*TASK DESCRIPTION*: Leave out the pictures and set down exactly the lines from the start of the listing through the one with "anchor=north] (stop) at", both included.

>> BEGIN

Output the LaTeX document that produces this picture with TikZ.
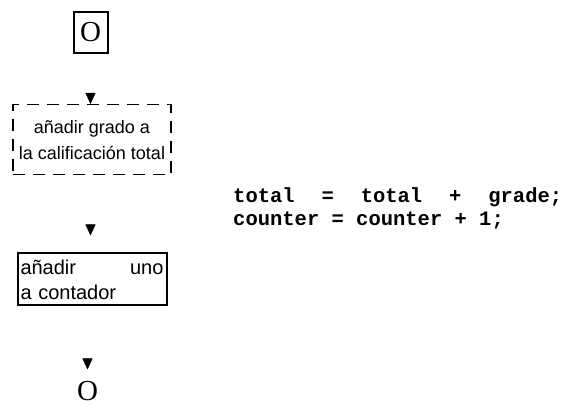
\documentclass[tikz,border=0pt]{standalone}
\usepackage{fontspec}
\newfontfamily\boxfont{Liberation Sans}
\newfontfamily\codefont{Liberation Mono}
\newfontfamily\termfont{Liberation Serif}
\usetikzlibrary{arrows.meta}

\begin{document}
\begin{tikzpicture}[x=1pt,y=1pt]
	\useasboundingbox (0,0) rectangle (567,406);

	\tikzstyle{mybox}=[draw=black,line width=2pt,inner sep=3pt]
	\tikzstyle{myterm}=[font=\termfont\fontsize{29}{29}\selectfont, inner sep=0pt]
    % connector line itself is not visible, only the tip
	\tikzstyle{myarrow}=[white, -{Triangle[black,width=10pt,length=11pt]}]

	\node[mybox, myterm, minimum width=34pt, minimum height=41pt] (start) at (90.5,373.5) {O};
	\node[draw=black, dash pattern=on 12pt off 8pt, line width=1.5pt, minimum width=158pt, minimum height=70pt, align=center,
		font=\boxfont\fontsize{18}{26}\selectfont, anchor=north] (sum) at ([xshift=1.5pt, yshift=-50pt] start.south) {añadir grado a\\la calificación total};
	\node[mybox, text width=143pt, minimum height=52pt, align=left,
		font=\boxfont\fontsize{20}{25}\selectfont, anchor=north] (count) at ([yshift=-77pt] sum.south) {añadir\hfill uno\\a contador};
	\node[myterm, anchor=north] (stop) at ([xshift=-4.5pt, yshift=-75pt] count.south) {O};

	% code beside the chart
	\node[anchor=base west, inner sep=0pt, align=left, font=\codefont\bfseries\fontsize{20.5}{23}\selectfont] (code) at (233,180)
		{\hbox to 329pt{total\hfill=\hfill total\hfill+\hfill grade;}\\counter = counter + 1;};

	\draw[myarrow] (start.south) -- (start.south |- sum.north);
	\draw[myarrow, shorten >=17pt] (start.south |- sum.south) -- (start.south |- count.north);
	\draw[myarrow, shorten >=12pt] (stop.north |- count.south) -- (stop.north);
\end{tikzpicture}
\end{document}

>> END

*EXPECTED OUTPUT*:
Output the LaTeX document that produces this picture with TikZ.
\documentclass[tikz,border=0pt]{standalone}
\usepackage{fontspec}
\newfontfamily\boxfont{Liberation Sans}
\newfontfamily\codefont{Liberation Mono}
\newfontfamily\termfont{Liberation Serif}
\usetikzlibrary{arrows.meta}

\begin{document}
\begin{tikzpicture}[x=1pt,y=1pt]
	\useasboundingbox (0,0) rectangle (567,406);

	\tikzstyle{mybox}=[draw=black,line width=2pt,inner sep=3pt]
	\tikzstyle{myterm}=[font=\termfont\fontsize{29}{29}\selectfont, inner sep=0pt]
    % connector line itself is not visible, only the tip
	\tikzstyle{myarrow}=[white, -{Triangle[black,width=10pt,length=11pt]}]

	\node[mybox, myterm, minimum width=34pt, minimum height=41pt] (start) at (90.5,373.5) {O};
	\node[draw=black, dash pattern=on 12pt off 8pt, line width=1.5pt, minimum width=158pt, minimum height=70pt, align=center,
		font=\boxfont\fontsize{18}{26}\selectfont, anchor=north] (sum) at ([xshift=1.5pt, yshift=-50pt] start.south) {añadir grado a\\la calificación total};
	\node[mybox, text width=143pt, minimum height=52pt, align=left,
		font=\boxfont\fontsize{20}{25}\selectfont, anchor=north] (count) at ([yshift=-77pt] sum.south) {añadir\hfill uno\\a contador};
	\node[myterm, anchor=north] (stop) at ([xshift=-4.5pt, yshift=-75pt] count.south) {O};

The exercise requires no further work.